Hydra upgrade 27-28 November finished#
Hydra has gained a major system upgrade, a brand new scratch storage, extra compute nodes, and a new GPU cluster for interactive workflows.
As detailed below, this big upgrade comes with some important changes for our users.
Operating system and software#
The OS of the cluster has been upgraded from CentOS Linux 7.9 to Rocky Linux 8.8. The system kernel and all core libraries have received major upgrades to ensure that the cluster can keep its high performance and security standards.
Importantly, this major upgrade is a breaking point for software installations
in Hydra. All software modules currently available on toolchains foss/2022a
and intel/2022a
(including GCCcore/11.3.0
), have been fully re-installed
on the new system and you will be able to use those software modules as usual.
Please contact VUB-HPC Support if any software you need from this generation is missing
or not working as expected.
Older software will be kept in the system as-is and it will be loadable through
the legacy-software module. This module will be loaded
by default in the compute nodes (but not in the login nodes) until the end of
the year. Although many older software installations will continue to work, we
cannot guarantee their performance nor functionality. We therefore strongly
suggest switching to the 2022a
software generation or newer. If you must
continue using older software that is no longer working, we will provide a
CentOS-7 container image or, as a last resort, carry out re-installation, please
contact VUB-HPC Support for help.
Job scheduler#
The Slurm job scheduler in Hydra has been upgraded to a more recent version,
bringing many fixes and improvements. Luckily, this update does not carry
any major changes for the users and it will not affect the usage of Slurm
command line tools (i.e. sbatch
, srun
, scancel
…) or the
#SBATCH
directives in jobs.
As part of the Slurm upgrade, we have deprecated the PBS/torque compatibility
layer in Hydra. Users who still need to use the old qsub
and qstat
commands and #PBS
directives in their job scripts, should first load the
slurm-torque-wrappers
module in their environment. However, we urge all
users to make use of the native Slurm commands from now on. All info is
available at Torque/Moab to Slurm migration, and we can
also help you with he conversion if needed. Please contact VUB-HPC Support.
New scratch storage#
Hydra has been upgraded with a brand new scratch storage system
(VSC_SCRATCH
). The old scratch has served us well for many years with
excellent performance and reliability. The new scratch is connected to the
cluster with InfiniBand EDR and Ethernet 100 Gbit/s, both are very fast network
connections that ensure the best speed of the storage on all compute nodes.
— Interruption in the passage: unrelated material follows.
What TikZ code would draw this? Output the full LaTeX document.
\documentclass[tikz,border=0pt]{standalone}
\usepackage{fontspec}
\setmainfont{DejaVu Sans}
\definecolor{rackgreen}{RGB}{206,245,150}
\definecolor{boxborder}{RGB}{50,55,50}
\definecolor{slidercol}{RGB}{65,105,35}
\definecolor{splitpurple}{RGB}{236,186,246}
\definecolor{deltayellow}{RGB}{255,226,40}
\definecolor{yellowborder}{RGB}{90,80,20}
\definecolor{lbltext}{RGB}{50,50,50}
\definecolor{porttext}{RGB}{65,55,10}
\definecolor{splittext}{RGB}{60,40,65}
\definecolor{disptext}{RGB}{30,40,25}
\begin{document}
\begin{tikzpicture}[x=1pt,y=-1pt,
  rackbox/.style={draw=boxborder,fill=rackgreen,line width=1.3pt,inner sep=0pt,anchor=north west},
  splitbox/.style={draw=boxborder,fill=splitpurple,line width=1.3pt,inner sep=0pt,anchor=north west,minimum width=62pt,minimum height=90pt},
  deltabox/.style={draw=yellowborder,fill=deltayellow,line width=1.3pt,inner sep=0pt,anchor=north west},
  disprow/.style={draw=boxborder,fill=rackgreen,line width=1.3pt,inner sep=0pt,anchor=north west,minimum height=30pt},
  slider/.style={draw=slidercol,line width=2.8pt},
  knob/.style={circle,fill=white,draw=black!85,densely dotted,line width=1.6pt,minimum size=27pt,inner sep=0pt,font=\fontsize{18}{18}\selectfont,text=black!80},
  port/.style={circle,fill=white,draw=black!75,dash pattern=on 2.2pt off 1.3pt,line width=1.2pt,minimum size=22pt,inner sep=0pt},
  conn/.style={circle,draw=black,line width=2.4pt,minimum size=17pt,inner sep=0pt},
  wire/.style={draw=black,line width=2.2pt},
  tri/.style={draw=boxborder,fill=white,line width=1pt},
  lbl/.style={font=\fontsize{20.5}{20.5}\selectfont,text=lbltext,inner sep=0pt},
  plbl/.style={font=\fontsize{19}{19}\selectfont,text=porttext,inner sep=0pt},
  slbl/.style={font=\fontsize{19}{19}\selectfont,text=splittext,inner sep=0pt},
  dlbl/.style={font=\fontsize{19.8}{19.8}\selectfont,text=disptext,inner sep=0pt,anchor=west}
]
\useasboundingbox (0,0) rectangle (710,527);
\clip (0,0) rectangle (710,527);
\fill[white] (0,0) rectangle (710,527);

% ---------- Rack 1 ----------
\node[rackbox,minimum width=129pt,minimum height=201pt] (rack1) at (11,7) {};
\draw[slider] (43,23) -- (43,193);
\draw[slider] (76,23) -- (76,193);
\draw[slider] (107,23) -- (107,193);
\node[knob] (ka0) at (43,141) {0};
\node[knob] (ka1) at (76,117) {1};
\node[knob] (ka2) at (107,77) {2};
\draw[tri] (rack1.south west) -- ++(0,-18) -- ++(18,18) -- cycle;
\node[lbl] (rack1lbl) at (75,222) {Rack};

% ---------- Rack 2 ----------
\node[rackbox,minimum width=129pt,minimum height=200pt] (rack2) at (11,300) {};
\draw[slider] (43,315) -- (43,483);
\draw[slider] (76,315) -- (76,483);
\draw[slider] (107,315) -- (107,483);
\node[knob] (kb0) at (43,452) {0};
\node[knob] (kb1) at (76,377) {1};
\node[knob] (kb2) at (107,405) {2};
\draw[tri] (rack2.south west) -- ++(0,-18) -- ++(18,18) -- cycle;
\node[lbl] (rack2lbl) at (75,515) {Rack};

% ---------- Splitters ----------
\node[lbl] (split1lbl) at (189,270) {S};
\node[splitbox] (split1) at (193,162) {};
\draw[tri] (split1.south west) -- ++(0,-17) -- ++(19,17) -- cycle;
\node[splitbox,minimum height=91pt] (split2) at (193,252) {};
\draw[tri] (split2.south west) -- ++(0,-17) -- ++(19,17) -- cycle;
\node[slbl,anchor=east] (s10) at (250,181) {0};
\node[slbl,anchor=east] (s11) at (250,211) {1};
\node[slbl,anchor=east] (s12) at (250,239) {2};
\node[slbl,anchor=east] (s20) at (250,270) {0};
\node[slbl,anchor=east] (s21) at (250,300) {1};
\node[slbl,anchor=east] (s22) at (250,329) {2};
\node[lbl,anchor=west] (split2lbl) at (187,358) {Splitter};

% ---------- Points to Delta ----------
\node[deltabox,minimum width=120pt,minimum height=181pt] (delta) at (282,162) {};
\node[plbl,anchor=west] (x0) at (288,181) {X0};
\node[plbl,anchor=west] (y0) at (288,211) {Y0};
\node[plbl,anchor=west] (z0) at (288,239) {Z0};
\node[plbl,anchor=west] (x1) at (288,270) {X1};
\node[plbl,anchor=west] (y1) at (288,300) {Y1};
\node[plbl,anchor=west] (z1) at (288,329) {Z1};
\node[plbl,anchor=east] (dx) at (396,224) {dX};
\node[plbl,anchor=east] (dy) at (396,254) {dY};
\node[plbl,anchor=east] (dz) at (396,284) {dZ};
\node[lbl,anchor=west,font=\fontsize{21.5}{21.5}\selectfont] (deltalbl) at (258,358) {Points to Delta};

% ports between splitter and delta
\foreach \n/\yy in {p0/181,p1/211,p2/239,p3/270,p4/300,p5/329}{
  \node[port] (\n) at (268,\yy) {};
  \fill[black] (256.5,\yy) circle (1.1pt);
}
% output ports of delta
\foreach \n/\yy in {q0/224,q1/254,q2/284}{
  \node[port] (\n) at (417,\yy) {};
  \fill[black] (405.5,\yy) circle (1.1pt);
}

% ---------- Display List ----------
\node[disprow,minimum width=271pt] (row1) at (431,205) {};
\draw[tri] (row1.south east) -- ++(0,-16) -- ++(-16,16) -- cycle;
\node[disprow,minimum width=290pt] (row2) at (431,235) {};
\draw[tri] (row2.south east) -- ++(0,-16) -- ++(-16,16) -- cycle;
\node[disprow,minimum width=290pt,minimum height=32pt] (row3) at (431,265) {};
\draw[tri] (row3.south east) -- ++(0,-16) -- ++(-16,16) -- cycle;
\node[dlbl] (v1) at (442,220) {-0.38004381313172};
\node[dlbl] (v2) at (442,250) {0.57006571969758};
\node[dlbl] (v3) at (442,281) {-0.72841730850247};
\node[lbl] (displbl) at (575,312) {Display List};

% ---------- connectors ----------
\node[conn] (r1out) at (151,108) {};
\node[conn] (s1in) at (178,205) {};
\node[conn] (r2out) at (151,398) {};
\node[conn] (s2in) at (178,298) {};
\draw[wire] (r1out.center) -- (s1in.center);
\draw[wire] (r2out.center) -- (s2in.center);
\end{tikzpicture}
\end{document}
The main novelty of the new scratch is that the storage is composed of 2 types of drives:
592 TB of storage on HDDs in a redundant RAID6 configuration: slightly slower than current scratch but with more storage space.
16 TB of storage in very fast NVMe SSDs in a redundant RAID6 configuration: much faster than current scratch, this SSD storage works as a kind of cache for file operations on
VSC_SCRATCH
and jobs will automatically benefit from it whenever new files are generated or transferred to the scratch.
New compute nodes#
We’re saying goodbye to the very old Ivybridge nodes in the cluster. We’ve
replaced them with 16 extra Skylake nodes that were recycled from the recently
decommissioned Tier-1 cluster, Breniac. These new nodes have 28 CPU cores with
192 Gb of memory and fast InfiniBand network. They have been incorporated into
the existing skylake_mpi
partition.
New sister cluster#
Our notebook platform has experienced a very good reception and growth in usage. We have observed that more and more users are interested to run notebooks on GPUs and that they are experiencing difficulties as the Nvidia Pascal GPUs available on the notebook platform are very busy. Therefore, we are adding a new sister cluster to Hydra, called Anansi, that is tailored for interactive GPU-based workflows on the notebook platform.
This new cluster will very soon be available in a pilot phase, and will later be added to the available options on the notebook platform. We will soon share more information about Anansi. Stay tuned.
Enhanced security#
From now on, users can no longer directly use ssh
to log into a node where
their job is running. The only way to do this is via srun
, as explained in the
FAQ on monitoring jobs. Using srun
is more secure,
as access is limited to the resources allocated to the job.